Can you set down, exactly as they appear below, the lines from the opening of the material through the one bearing "import plotly.graph_objects as go", minus the pictures?

Supplied material

----------

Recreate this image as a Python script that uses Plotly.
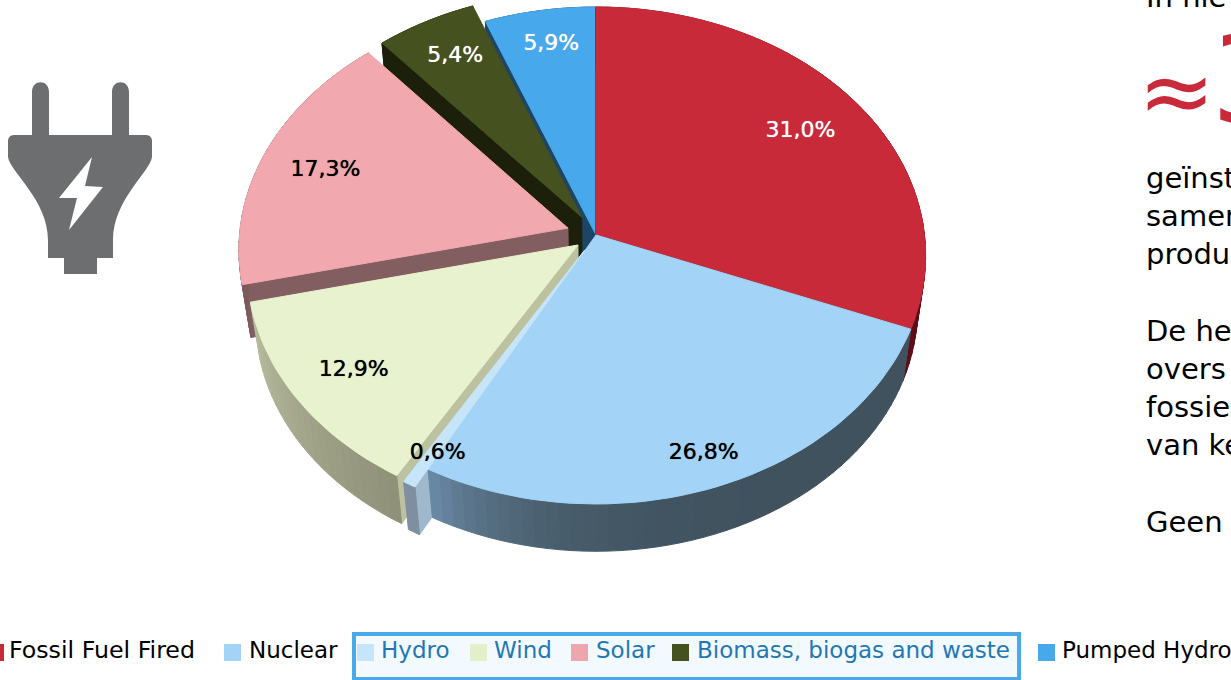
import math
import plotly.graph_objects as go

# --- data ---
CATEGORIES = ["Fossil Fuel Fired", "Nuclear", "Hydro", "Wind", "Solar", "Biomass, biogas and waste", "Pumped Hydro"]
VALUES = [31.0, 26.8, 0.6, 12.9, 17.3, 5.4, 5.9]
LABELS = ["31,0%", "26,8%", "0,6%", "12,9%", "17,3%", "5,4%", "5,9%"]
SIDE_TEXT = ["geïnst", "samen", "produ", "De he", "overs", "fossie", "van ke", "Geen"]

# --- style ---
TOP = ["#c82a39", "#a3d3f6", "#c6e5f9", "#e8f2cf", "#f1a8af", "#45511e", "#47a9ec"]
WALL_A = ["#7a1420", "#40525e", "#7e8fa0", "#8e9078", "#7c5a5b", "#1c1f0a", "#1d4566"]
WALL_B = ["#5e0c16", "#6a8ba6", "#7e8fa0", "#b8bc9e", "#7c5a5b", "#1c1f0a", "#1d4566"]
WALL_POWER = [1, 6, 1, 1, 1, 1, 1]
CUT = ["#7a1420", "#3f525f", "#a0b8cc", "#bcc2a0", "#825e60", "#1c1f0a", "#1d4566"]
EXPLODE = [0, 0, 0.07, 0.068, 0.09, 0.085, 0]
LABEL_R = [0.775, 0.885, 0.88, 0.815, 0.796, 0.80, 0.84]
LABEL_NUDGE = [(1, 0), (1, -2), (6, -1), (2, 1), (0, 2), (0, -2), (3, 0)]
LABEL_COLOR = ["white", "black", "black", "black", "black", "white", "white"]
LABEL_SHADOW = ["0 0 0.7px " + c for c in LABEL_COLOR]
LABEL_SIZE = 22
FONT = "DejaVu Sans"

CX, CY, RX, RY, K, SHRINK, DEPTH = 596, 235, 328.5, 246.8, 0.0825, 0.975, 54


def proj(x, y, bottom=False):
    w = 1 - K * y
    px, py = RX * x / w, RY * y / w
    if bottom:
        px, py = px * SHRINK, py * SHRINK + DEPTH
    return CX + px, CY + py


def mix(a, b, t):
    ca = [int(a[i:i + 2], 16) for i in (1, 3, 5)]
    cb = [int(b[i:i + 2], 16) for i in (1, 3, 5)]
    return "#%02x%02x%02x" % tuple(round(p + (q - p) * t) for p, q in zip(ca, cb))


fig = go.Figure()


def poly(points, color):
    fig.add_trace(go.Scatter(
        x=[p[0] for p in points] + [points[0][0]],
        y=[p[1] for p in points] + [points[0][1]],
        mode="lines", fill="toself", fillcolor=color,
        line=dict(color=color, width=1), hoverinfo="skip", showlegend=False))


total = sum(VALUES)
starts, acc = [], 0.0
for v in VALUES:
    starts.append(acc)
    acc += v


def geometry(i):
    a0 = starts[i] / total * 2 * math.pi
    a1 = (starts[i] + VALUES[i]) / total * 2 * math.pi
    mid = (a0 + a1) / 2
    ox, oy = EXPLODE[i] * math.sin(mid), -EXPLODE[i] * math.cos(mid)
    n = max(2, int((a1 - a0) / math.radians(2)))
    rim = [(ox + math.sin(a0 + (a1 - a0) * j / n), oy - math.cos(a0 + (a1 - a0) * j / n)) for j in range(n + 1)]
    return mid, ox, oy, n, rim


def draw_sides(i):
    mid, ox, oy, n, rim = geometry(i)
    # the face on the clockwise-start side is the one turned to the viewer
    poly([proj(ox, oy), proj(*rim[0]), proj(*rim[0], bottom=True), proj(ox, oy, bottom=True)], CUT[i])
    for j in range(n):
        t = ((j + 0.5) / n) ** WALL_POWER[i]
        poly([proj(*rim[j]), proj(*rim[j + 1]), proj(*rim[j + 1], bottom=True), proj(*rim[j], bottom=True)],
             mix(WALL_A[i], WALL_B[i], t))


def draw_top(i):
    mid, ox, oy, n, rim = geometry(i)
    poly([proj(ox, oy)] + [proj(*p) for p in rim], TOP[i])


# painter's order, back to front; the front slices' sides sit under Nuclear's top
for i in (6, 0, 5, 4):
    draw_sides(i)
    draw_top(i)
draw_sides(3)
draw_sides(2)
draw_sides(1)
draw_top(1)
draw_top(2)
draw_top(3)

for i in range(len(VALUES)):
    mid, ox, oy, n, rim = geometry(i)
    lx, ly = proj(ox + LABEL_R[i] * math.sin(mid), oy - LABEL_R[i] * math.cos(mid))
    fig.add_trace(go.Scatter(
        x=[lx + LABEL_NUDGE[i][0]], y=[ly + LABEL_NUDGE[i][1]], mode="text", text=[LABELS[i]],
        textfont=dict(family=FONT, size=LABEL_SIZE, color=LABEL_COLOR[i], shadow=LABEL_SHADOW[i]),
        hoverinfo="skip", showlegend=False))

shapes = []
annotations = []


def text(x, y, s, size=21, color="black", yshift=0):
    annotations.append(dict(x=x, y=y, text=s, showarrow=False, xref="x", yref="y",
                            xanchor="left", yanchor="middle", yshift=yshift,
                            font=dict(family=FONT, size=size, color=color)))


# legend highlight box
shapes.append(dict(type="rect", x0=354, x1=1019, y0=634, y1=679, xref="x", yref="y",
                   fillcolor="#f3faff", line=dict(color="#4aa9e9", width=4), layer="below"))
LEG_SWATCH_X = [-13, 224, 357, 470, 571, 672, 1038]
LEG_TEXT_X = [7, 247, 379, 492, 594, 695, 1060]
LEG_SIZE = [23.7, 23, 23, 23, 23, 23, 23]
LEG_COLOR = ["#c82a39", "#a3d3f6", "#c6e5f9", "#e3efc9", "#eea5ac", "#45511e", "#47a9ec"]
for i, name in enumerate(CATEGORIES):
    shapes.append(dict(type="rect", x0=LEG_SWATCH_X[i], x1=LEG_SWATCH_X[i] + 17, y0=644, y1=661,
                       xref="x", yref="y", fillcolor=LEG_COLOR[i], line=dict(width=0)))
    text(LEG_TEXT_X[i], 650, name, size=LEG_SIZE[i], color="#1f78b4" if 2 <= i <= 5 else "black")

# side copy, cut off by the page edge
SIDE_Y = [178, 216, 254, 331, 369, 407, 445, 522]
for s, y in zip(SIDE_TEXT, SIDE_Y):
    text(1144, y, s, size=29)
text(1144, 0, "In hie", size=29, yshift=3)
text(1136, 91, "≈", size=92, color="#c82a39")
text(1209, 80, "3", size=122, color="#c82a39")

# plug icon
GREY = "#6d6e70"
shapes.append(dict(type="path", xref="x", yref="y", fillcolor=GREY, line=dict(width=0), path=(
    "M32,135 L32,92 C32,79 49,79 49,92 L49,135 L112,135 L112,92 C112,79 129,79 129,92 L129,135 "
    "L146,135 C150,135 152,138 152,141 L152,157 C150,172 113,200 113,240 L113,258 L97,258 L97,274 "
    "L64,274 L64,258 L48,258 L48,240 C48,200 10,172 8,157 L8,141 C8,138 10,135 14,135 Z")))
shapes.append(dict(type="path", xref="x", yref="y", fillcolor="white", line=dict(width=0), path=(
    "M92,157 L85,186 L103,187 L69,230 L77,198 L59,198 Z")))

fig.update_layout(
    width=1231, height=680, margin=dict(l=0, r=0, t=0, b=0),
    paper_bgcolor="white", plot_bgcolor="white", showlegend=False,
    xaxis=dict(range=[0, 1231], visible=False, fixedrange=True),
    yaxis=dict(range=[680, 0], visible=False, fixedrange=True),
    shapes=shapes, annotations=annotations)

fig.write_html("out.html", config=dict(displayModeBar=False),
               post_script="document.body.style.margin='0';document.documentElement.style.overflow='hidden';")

----------

Exercise output
Recreate this image as a Python script that uses Plotly.
import math
import plotly.graph_objects as go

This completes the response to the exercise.